Retype the data exactly, from its first line to the line containing "import seaborn as sns", including both, and skip any picture.
## begin Given data
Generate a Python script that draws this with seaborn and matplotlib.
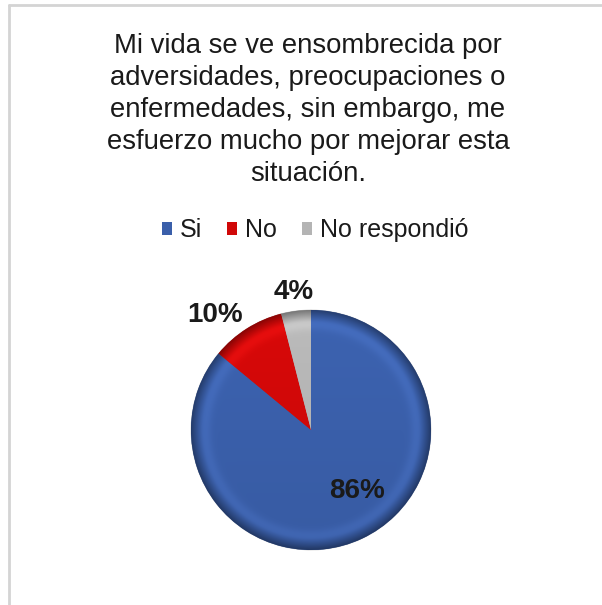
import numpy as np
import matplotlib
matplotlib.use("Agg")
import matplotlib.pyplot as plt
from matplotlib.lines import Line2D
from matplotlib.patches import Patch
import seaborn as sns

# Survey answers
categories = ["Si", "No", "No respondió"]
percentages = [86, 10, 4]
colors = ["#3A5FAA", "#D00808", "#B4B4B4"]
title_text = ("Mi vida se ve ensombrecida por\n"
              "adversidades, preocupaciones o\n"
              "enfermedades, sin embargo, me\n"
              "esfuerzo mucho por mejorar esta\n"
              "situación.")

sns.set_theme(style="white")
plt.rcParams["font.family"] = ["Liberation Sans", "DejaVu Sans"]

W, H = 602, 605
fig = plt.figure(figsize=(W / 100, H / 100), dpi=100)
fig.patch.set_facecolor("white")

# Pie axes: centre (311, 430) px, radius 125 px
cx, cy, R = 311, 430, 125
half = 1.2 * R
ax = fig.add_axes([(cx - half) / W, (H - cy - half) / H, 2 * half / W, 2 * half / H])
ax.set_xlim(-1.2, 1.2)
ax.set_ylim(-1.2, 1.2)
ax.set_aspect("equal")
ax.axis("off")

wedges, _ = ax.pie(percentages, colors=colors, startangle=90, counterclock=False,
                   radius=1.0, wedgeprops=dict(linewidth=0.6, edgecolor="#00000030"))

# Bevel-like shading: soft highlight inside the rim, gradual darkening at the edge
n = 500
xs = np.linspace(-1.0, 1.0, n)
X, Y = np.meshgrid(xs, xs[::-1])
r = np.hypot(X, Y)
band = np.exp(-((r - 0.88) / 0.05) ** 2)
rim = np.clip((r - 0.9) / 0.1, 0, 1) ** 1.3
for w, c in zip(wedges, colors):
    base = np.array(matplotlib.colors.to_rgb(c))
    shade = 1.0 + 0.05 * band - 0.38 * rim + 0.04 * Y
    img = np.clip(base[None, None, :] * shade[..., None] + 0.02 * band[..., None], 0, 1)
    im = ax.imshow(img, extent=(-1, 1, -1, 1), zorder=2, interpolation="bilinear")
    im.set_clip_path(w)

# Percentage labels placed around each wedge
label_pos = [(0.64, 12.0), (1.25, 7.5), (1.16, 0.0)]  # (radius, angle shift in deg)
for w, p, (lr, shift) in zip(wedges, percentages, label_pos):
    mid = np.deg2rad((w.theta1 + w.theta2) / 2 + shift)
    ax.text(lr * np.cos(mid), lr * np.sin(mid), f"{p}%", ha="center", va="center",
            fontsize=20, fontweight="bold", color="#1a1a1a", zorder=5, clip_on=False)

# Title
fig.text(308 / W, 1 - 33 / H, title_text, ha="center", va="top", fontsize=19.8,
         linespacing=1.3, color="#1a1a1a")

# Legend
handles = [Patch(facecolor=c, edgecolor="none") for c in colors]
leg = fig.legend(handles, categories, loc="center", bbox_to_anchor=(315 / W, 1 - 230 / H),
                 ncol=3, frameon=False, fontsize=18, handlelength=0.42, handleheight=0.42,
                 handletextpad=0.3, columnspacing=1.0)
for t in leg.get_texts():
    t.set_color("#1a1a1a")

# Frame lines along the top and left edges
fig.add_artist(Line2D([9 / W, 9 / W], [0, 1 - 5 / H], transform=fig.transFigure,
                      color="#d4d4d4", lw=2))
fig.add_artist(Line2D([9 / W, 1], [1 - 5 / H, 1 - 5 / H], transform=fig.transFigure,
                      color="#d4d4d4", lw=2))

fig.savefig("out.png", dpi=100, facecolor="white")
## end Given data
## Answer
Generate a Python script that draws this with seaborn and matplotlib.
import numpy as np
import matplotlib
matplotlib.use("Agg")
import matplotlib.pyplot as plt
from matplotlib.lines import Line2D
from matplotlib.patches import Patch
import seaborn as sns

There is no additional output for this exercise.